After Washington State beat Colorado on Friday night to set up a final between the fifth and seventh seeds, Buffaloes coach JR Payne noted: “It’s not just, ‘Whoa, one team played out of their mind and upset somebody.’ They were the two best teams this weekend.”
That would not have been the case a decade ago.
Stanford owned the Pac-12 much the way that Connecticut dominated the Big East, Baylor ruled the Big 12 Conference and Tennessee reigned in the Southeastern Conference – with only occasional resistance.
“The joke was it was Stanford and the 11 dwarfs,” said UCLA coach Cori Close, whose team rallied from a 16-point deficit to upset Stanford in the semifinals.
Stanford coach Tara VanDerveer, though, told the other coaches in the conference it did not have to be this way. She encouraged them to schedule strategically, to refrain from being negative when recruiting against one another, and to use their platforms to promote players around the conference, not just the ones on their own team.
“Everybody had to be willing to say we’re last in the Power Five, we have to take off our institutional hats and do this thing together,” Close said.
Since then, Stanford has reasserted itself among the nation’s elite, and others have intermittently joined the Cardinal. Stanford won the national championship two years ago, beating another Pac-12 school, Arizona, in the title game. Oregon, Oregon State, Washington and California have also reached Final Fours since 2013.
Utah, which ended the regular season ranked third in the Associated Press poll and earned a share of the regular-season conference title, is capable of reaching the Final Four.

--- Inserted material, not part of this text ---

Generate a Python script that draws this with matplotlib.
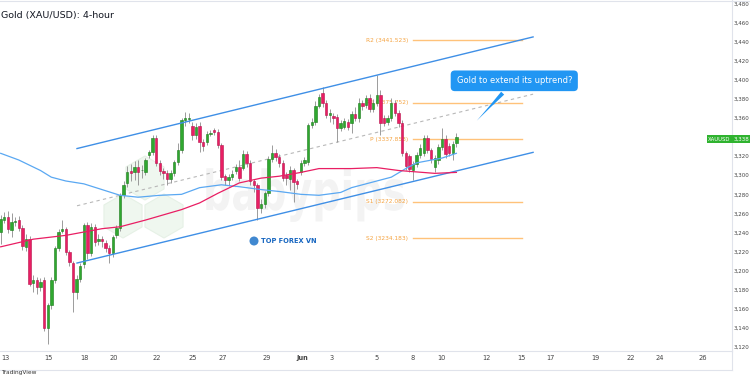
import matplotlib
matplotlib.use('Agg')
import matplotlib.pyplot as plt
import numpy as np
from matplotlib.patches import RegularPolygon, PathPatch, Circle
from matplotlib.lines import Line2D
from matplotlib.textpath import TextPath
from matplotlib.font_manager import FontProperties
from matplotlib.transforms import Affine2D, IdentityTransform, blended_transform_factory

# 4-hour candles, oldest first
opens = [3241, 3253, 3256, 3243, 3251, 3253, 3245, 3225, 3233, 3187,
         3190, 3183, 3190, 3140, 3164, 3190, 3224, 3242, 3244, 3220,
         3208, 3178, 3191, 3207, 3248, 3219, 3246, 3231, 3233, 3229,
         3224, 3219, 3237, 3245, 3279, 3292, 3304, 3303, 3309, 3305,
         3303, 3321, 3324, 3339, 3313, 3304, 3302, 3296, 3302, 3314,
         3326, 3358, 3359, 3352, 3342, 3352, 3335, 3335, 3343, 3347,
         3345, 3332, 3299, 3295, 3298, 3304, 3309, 3308, 3322, 3313,
         3294, 3290, 3266, 3270, 3281, 3317, 3323, 3319, 3313, 3300,
         3296, 3305, 3294, 3303, 3313, 3314, 3353, 3356, 3373, 3386,
         3376, 3363, 3362, 3361, 3350, 3351, 3356, 3355, 3364, 3360,
         3376, 3374, 3381, 3369, 3376, 3384, 3360, 3356, 3360, 3376,
         3365, 3355, 3323, 3320, 3305, 3312, 3321, 3323, 3339, 3326,
         3309, 3316, 3330, 3338, 3331, 3323, 3334]
highs = [3258, 3262, 3263, 3260, 3256, 3257, 3248, 3238, 3236, 3195,
         3193, 3192, 3193, 3166, 3193, 3226, 3244, 3253, 3246, 3222,
         3210, 3195, 3208, 3250, 3251, 3250, 3249, 3238, 3236, 3232,
         3227, 3237, 3248, 3281, 3294, 3310, 3312, 3315, 3316, 3311,
         3318, 3327, 3342, 3342, 3316, 3308, 3305, 3306, 3316, 3334,
         3360, 3366, 3365, 3356, 3355, 3356, 3338, 3346, 3347, 3350,
         3348, 3334, 3301, 3301, 3305, 3312, 3316, 3326, 3325, 3316,
         3296, 3292, 3275, 3284, 3320, 3332, 3328, 3322, 3316, 3303,
         3310, 3308, 3296, 3316, 3319, 3355, 3360, 3378, 3385, 3392,
         3379, 3369, 3365, 3364, 3358, 3360, 3359, 3367, 3372, 3381,
         3379, 3384, 3385, 3380, 3405, 3389, 3363, 3363, 3381, 3379,
         3368, 3358, 3325, 3322, 3315, 3324, 3333, 3342, 3342, 3329,
         3321, 3333, 3350, 3342, 3334, 3336, 3344]
lows = [3228, 3250, 3240, 3235, 3247, 3242, 3222, 3221, 3184, 3178,
        3176, 3179, 3137, 3123, 3160, 3187, 3221, 3239, 3216, 3205,
        3157, 3170, 3188, 3203, 3212, 3215, 3226, 3227, 3225, 3220,
        3208, 3214, 3234, 3242, 3276, 3288, 3294, 3295, 3290, 3297,
        3300, 3318, 3321, 3310, 3300, 3296, 3290, 3292, 3299, 3311,
        3323, 3352, 3355, 3337, 3338, 3324, 3325, 3332, 3341, 3342,
        3329, 3295, 3290, 3289, 3295, 3301, 3294, 3305, 3309, 3290,
        3282, 3253, 3260, 3266, 3278, 3314, 3315, 3309, 3294, 3290,
        3285, 3272, 3286, 3300, 3310, 3311, 3350, 3353, 3370, 3372,
        3360, 3356, 3354, 3335, 3346, 3348, 3347, 3344, 3357, 3356,
        3368, 3370, 3366, 3366, 3373, 3342, 3352, 3353, 3357, 3362,
        3351, 3320, 3306, 3303, 3295, 3309, 3318, 3320, 3323, 3313,
        3303, 3312, 3327, 3318, 3320, 3316, 3330]
closes = [3254, 3256, 3244, 3251, 3251, 3245, 3226, 3233, 3186, 3190,
          3183, 3188, 3140, 3164, 3190, 3224, 3241, 3244, 3220, 3209,
          3178, 3191, 3205, 3248, 3219, 3246, 3230, 3233, 3231, 3224,
          3219, 3235, 3245, 3279, 3290, 3303, 3302, 3309, 3303, 3306,
          3316, 3324, 3339, 3313, 3304, 3302, 3296, 3302, 3314, 3326,
          3358, 3360, 3359, 3342, 3351, 3335, 3331, 3343, 3344, 3345,
          3332, 3298, 3295, 3298, 3301, 3309, 3297, 3322, 3313, 3294,
          3290, 3266, 3270, 3281, 3317, 3323, 3319, 3313, 3297, 3297,
          3305, 3293, 3291, 3313, 3316, 3353, 3356, 3373, 3382, 3376,
          3363, 3365, 3360, 3350, 3355, 3357, 3351, 3364, 3360, 3376,
          3373, 3381, 3369, 3376, 3384, 3355, 3355, 3360, 3376, 3365,
          3355, 3323, 3310, 3307, 3312, 3321, 3329, 3339, 3326, 3317,
          3318, 3330, 3338, 3322, 3323, 3333, 3340]

# moving averages, sampled at bar positions
ma_blue_x = [0, 5, 11, 14, 18, 23, 28, 33, 38, 44, 50, 55, 61, 66, 72, 77,
             83, 88, 94, 97, 100, 105, 108, 112, 115, 122, 126]
ma_blue = [3323, 3316, 3305, 3298, 3294, 3291, 3285, 3279, 3277, 3279, 3280,
           3287, 3290, 3288, 3285, 3283, 3280, 3279, 3282, 3287, 3290, 3295,
           3298, 3307, 3313, 3318, 3323]
ma_pink_x = [0, 9, 18, 28, 33, 40, 50, 55, 60, 66, 72, 77, 83, 88, 97, 104,
             110, 120, 126]
ma_pink = [3225, 3233, 3237, 3244, 3246, 3253, 3264, 3271, 3281, 3292, 3297,
           3299, 3303, 3307, 3307, 3308, 3305, 3302, 3303]

# rising channel
chan_x = [21.1, 147.2]
chan_upper = [3328, 3445]
chan_mid = [3268, 3385]
chan_lower = [3208, 3324]

# pivot levels
piv_names = ['R2', 'R1', 'P', 'S1', 'S2']
piv_vals = [3441.523, 3375.752, 3337.853, 3272.082, 3234.183]
piv_x = [114.0, 144.1]

date_labels = ['13', '15', '18', '20', '22', '25', '27', '29', 'Jun', '3',
               '5', '8', '10', '12', '15', '17', '19', '22', '24', '26']
date_pos = [1.2, 13.1, 23.3, 31.3, 43.2, 53.2, 61.5, 73.6, 83.3, 91.6,
            104.0, 114.0, 122.0, 134.2, 144.1, 152.1, 164.3, 174.3, 182.3, 194.2]
last_price = 3338

fig = plt.figure(figsize=(7.5, 3.75), dpi=100)
fig.patch.set_facecolor('white')
ax = fig.add_axes([0, 24 / 375, 732 / 750, 351 / 375])
ax.set_xlim(-0.19, 202.2)
ax.set_ylim(3115.8, 3483.7)

# watermark: hexagon logo + babypips text (display pixels)
for cx, cy in [(145, 178), (123, 216), (164, 216)]:
    ax.add_patch(RegularPolygon((cx, 375 - cy), numVertices=6, radius=22,
                                transform=IdentityTransform(), fc='#eff7ef',
                                ec='#e6f1e6', lw=0.8, zorder=0))
tp = TextPath((0, 0), 'babypips', size=55,
              prop=FontProperties(family='DejaVu Sans', weight='bold'))
ax.add_patch(PathPatch(tp, transform=Affine2D().scale(0.72, 1.0).translate(203, 165),
                       fc='#f3f3f3', ec='none', zorder=0))
ax.add_patch(Circle((254, 134), 4.5, transform=IdentityTransform(),
                    fc='#1e73c8', ec='none', alpha=0.85, zorder=1))
fig.text(261 / 750, 134 / 375, 'TOP FOREX VN', fontsize=4.8, weight='bold',
         color='#1565c0', va='center')

# pivots
for name, v in zip(piv_names, piv_vals):
    ax.plot(piv_x, [v, v], color='#ffc27a', lw=1, zorder=2)
    ax.text(piv_x[0] - 1.3, v, f'{name} ({v:.3f})', fontsize=4.2,
            color='#f5a340', ha='right', va='center', zorder=2)

# channel
ax.plot(chan_x, chan_upper, color='#3f8fe6', lw=1, zorder=5)
ax.plot(chan_x, chan_lower, color='#3f8fe6', lw=1, zorder=5)
ax.plot(chan_x, chan_mid, color='#b8b8b8', lw=0.8, ls=(0, (3, 3)), zorder=2)

# candles
o = np.array(opens); h = np.array(highs); l = np.array(lows); c = np.array(closes)
idx = np.arange(len(o))
up = c >= o
bot = np.minimum(o, c)
hgt = np.maximum(np.abs(c - o), 0.9)
ax.vlines(idx, l, h, color='#8c8c8c', lw=0.6, zorder=3)
ax.bar(idx[up], hgt[up], bottom=bot[up], width=0.66, color='#2fa82f',
       edgecolor='#1b7a1b', lw=0.4, zorder=4)
ax.bar(idx[~up], hgt[~up], bottom=bot[~up], width=0.66, color='#e91e63',
       edgecolor='#b5124c', lw=0.4, zorder=4)

# moving averages
ax.plot(ma_blue_x, ma_blue, color='#5aa8f2', lw=0.9, zorder=5)
ax.plot(ma_pink_x, ma_pink, color='#e91e63', lw=0.9, zorder=5)

# callout
ax.annotate('Gold to extend its uptrend?', xy=(131.1, 3355), xytext=(142, 3399),
            ha='center', va='center', fontsize=6, color='white', zorder=10,
            bbox=dict(boxstyle='round,pad=0.7,rounding_size=0.5', fc='#2196f3', ec='none'),
            arrowprops=dict(arrowstyle='wedge,tail_width=0.5,shrink_factor=0.4',
                            fc='#2196f3', ec='none', lw=0))

# axes styling
ax.yaxis.tick_right()
yt = np.arange(3120, 3481, 20)
ax.set_yticks(yt)
ax.set_yticklabels([f'{v:,}' for v in yt])
ax.tick_params(axis='y', length=0, pad=1.2, labelsize=4.0, labelcolor='#444444')
ax.set_xticks(date_pos)
ax.set_xticklabels(date_labels)
ax.tick_params(axis='x', length=0, pad=3, labelsize=4.8, labelcolor='#444444')
for t in ax.get_xticklabels():
    if t.get_text() == 'Jun':
        t.set_fontweight('bold')
for s in ['top', 'left']:
    ax.spines[s].set_visible(False)
for s in ['right', 'bottom']:
    ax.spines[s].set_color('#e0e3eb')
    ax.spines[s].set_linewidth(0.8)

# last price tags
tr = blended_transform_factory(ax.transAxes, ax.transData)
ax.text(0.998, last_price, 'XAUUSD', transform=tr, ha='right', va='center',
        fontsize=3.8, color='white', clip_on=False, zorder=11,
        bbox=dict(boxstyle='square,pad=0.3', fc='#2fb32f', ec='none'))
ax.text(1.0025, last_price, f'{last_price:,}', transform=tr, ha='left', va='center',
        fontsize=4.0, color='white', clip_on=False, zorder=11,
        bbox=dict(boxstyle='square,pad=0.25', fc='#2fb32f', ec='none'))

# frame lines
fig.add_artist(Line2D([0, 1], [0.997, 0.997], color='#e0e3eb', lw=0.8))
fig.add_artist(Line2D([0, 732 / 750], [5 / 375, 5 / 375], color='#e0e3eb', lw=0.8))
fig.add_artist(Line2D([732 / 750, 732 / 750], [5 / 375, 24 / 375], color='#e0e3eb', lw=0.8))

fig.text(0.001, 0.958, 'Gold (XAU/USD): 4-hour', fontsize=6.8, color='#131722', va='center')
fig.text(0.002, 0.006, 'TradingView', fontsize=4.2, color='#333333', va='center')

fig.savefig('out.png', dpi=100, facecolor='white')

The coaches’ bonhomie has remained mostly intact even in the transfer portal era, where players can bounce from school to school, even in the same conference. Ten players transferred within the Pac-12 after last season. Included in that number is Utah forward Alissa Pili, who has blossomed into a national player of the year candidate after transferring from USC.
“Any time you have the dynamics that are the overflow of the transfer portal, you have to deal with that stuff,” said Theresa Gould, the Pac-12 deputy commissioner who oversees women’s basketball. “But it hasn’t impacted our ability to band together when we need to be strategic.”